#### THE TASK:
Take the lines from the head of the listing through the one bearing "yticks = [0, 10, 20, 30, 40, 50]" and copy them exactly, leaving every picture out.

□ □ □

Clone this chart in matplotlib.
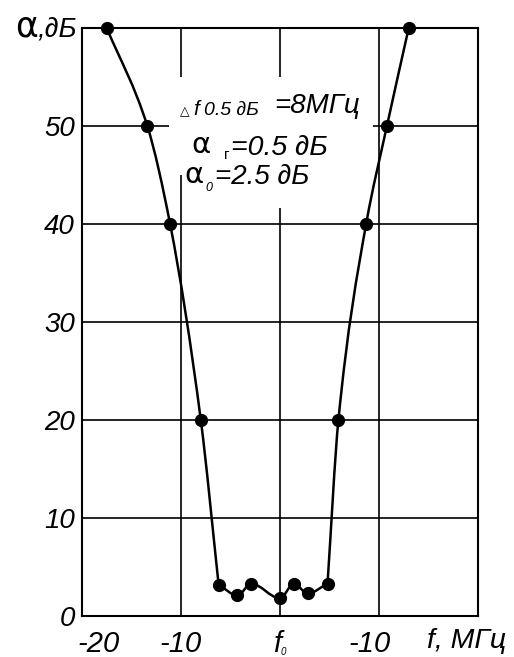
import matplotlib.pyplot as plt
import numpy as np
from matplotlib.path import Path
from matplotlib.patches import PathPatch, Rectangle
from matplotlib.transforms import ScaledTranslation

plt.rcParams['font.family'] = ['Liberation Sans', 'DejaVu Sans']

# frequency offset from f0, MHz
freq = [-17.5, -13.4, -11.1, -8.0, -6.2, -4.3, -2.9, 0.0, 1.4, 2.8, 4.8, 5.9, 8.7, 10.8, 13.0]
# attenuation, dB
atten = [60, 50, 40, 20, 3.2, 2.1, 3.3, 1.8, 3.3, 2.3, 3.3, 20, 40, 50, 60]

xticks = [-20, -10, 0, 10]
xticklabels = ['-20', '-10', 'f', '-10']
yticks = [0, 10, 20, 30, 40, 50]

fig = plt.figure(figsize=(5.14, 6.57), dpi=100)
ax = fig.add_axes([82 / 514, 41 / 657, 396 / 514, 588 / 657])
ax.set_xlim(-20, 20)
ax.set_ylim(0, 60)

# smooth curve through the points: monotone cubic drawn as a bezier path,
# with a corner where the steep skirt meets the flat passband
x = np.array(freq, float)
y = np.array(atten, float)
h = np.diff(x)
s = np.diff(y) / h
dl = np.zeros_like(y)  # slope arriving at a point
dr = np.zeros_like(y)  # slope leaving a point
dl[0] = dr[0] = s[0]
dl[-1] = dr[-1] = s[-1]
for i in range(1, len(x) - 1):
    a, b = s[i - 1], s[i]
    if a * b > 0:
        big, small = max(abs(a), abs(b)), min(abs(a), abs(b))
        if big > 4 * small:
            dl[i], dr[i] = a, b
        else:
            w1 = 2 * h[i] + h[i - 1]
            w2 = h[i] + 2 * h[i - 1]
            dl[i] = dr[i] = (w1 + w2) / (w1 / a + w2 / b)
    elif abs(a) > 4 * abs(b) or abs(b) > 4 * abs(a):
        dl[i], dr[i] = a, b
verts = [(x[0], y[0])]
codes = [Path.MOVETO]
for i in range(len(x) - 1):
    verts += [(x[i] + h[i] / 3, y[i] + dr[i] * h[i] / 3),
              (x[i + 1] - h[i] / 3, y[i + 1] - dl[i + 1] * h[i] / 3),
              (x[i + 1], y[i + 1])]
    codes += [Path.CURVE4] * 3
ax.add_patch(PathPatch(Path(verts, codes), fill=False, lw=1.8, color='black',
                       zorder=3, clip_on=False))
ax.plot(freq, atten, 'o', color='black', ms=8.5, zorder=4, clip_on=False)

# grid and frame
ax.set_axisbelow(True)
ax.set_xticks(xticks)
ax.set_xticklabels(xticklabels)
ax.set_yticks(yticks)
ax.set_yticklabels([str(v) for v in yticks])
ax.grid(True, color='black', lw=1.2)
for sp in ax.spines.values():
    sp.set_linewidth(1.5)
ax.tick_params(axis='y', length=0, pad=5, labelsize=20)
ax.tick_params(axis='x', length=0, pad=10, labelsize=21)
for lab in ax.get_xticklabels() + ax.get_yticklabels():
    lab.set_style('italic')
xl = ax.get_xticklabels()
xl[0].set_transform(xl[0].get_transform() + ScaledTranslation(17 / 100, 0, fig.dpi_scale_trans))
xl[3].set_transform(xl[3].get_transform() + ScaledTranslation(-9 / 100, 0, fig.dpi_scale_trans))
xl[2].set_transform(xl[2].get_transform() + ScaledTranslation(-3 / 100, 0, fig.dpi_scale_trans))

# subscript of f0 and axis names
ax.text(0.1, -4.0, '0', fontsize=7, style='italic', ha='left', va='baseline')
ax.text(14.85, -3.27, 'f, МГц', fontsize=20.5, style='italic', ha='left', va='baseline')
ax.text(-24.4, 59.1, 'α', fontsize=25, family='DejaVu Sans', ha='right', va='baseline')
ax.text(-20.5, 59.1, ',∂Б', fontsize=20, style='italic', ha='right', va='baseline')

# white boxes behind the parameter text
for bx0, by0, bx1, by1 in [(-11.2, 49.6, 9.4, 55.0), (-10.4, 45.0, 6.8, 49.8), (-9.4, 41.6, 5.3, 45.2)]:
    ax.add_patch(Rectangle((bx0, by0), bx1 - bx0, by1 - by0, facecolor='white',
                           edgecolor='none', zorder=1))

# parameters
ax.text(-10.1, 51.1, '△', fontsize=9, family='DejaVu Sans', ha='left', va='baseline', zorder=5)
ax.text(-8.8, 51.1, 'f', fontsize=15, style='italic', ha='left', va='baseline', zorder=5)
ax.text(-7.7, 51.1, '0.5 ∂Б', fontsize=14, style='italic', ha='left', va='baseline', zorder=5)
ax.text(-0.6, 51.3, '=8МГц', fontsize=20, style='italic', ha='left', va='baseline', zorder=5)

ax.text(-9.0, 47.2, 'α', fontsize=21, family='DejaVu Sans', ha='left', va='baseline', zorder=5)
ax.text(-5.7, 46.6, 'г', fontsize=11, ha='left', va='baseline', zorder=5)
ax.text(-4.95, 47.0, '=0.5 ∂Б', fontsize=20.5, style='italic', ha='left', va='baseline', zorder=5)

ax.text(-9.7, 44.2, 'α', fontsize=21, family='DejaVu Sans', ha='left', va='baseline', zorder=5)
ax.text(-7.5, 43.4, '0', fontsize=9, style='italic', ha='left', va='baseline', zorder=5)
ax.text(-6.55, 44.1, '=2.5 ∂Б', fontsize=20, style='italic', ha='left', va='baseline', zorder=5)

fig.savefig('out.png', dpi=100)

□ □ □

#### EXERCISE RESULT:
Clone this chart in matplotlib.
import matplotlib.pyplot as plt
import numpy as np
from matplotlib.path import Path
from matplotlib.patches import PathPatch, Rectangle
from matplotlib.transforms import ScaledTranslation

plt.rcParams['font.family'] = ['Liberation Sans', 'DejaVu Sans']

# frequency offset from f0, MHz
freq = [-17.5, -13.4, -11.1, -8.0, -6.2, -4.3, -2.9, 0.0, 1.4, 2.8, 4.8, 5.9, 8.7, 10.8, 13.0]
# attenuation, dB
atten = [60, 50, 40, 20, 3.2, 2.1, 3.3, 1.8, 3.3, 2.3, 3.3, 20, 40, 50, 60]

xticks = [-20, -10, 0, 10]
xticklabels = ['-20', '-10', 'f', '-10']
yticks = [0, 10, 20, 30, 40, 50]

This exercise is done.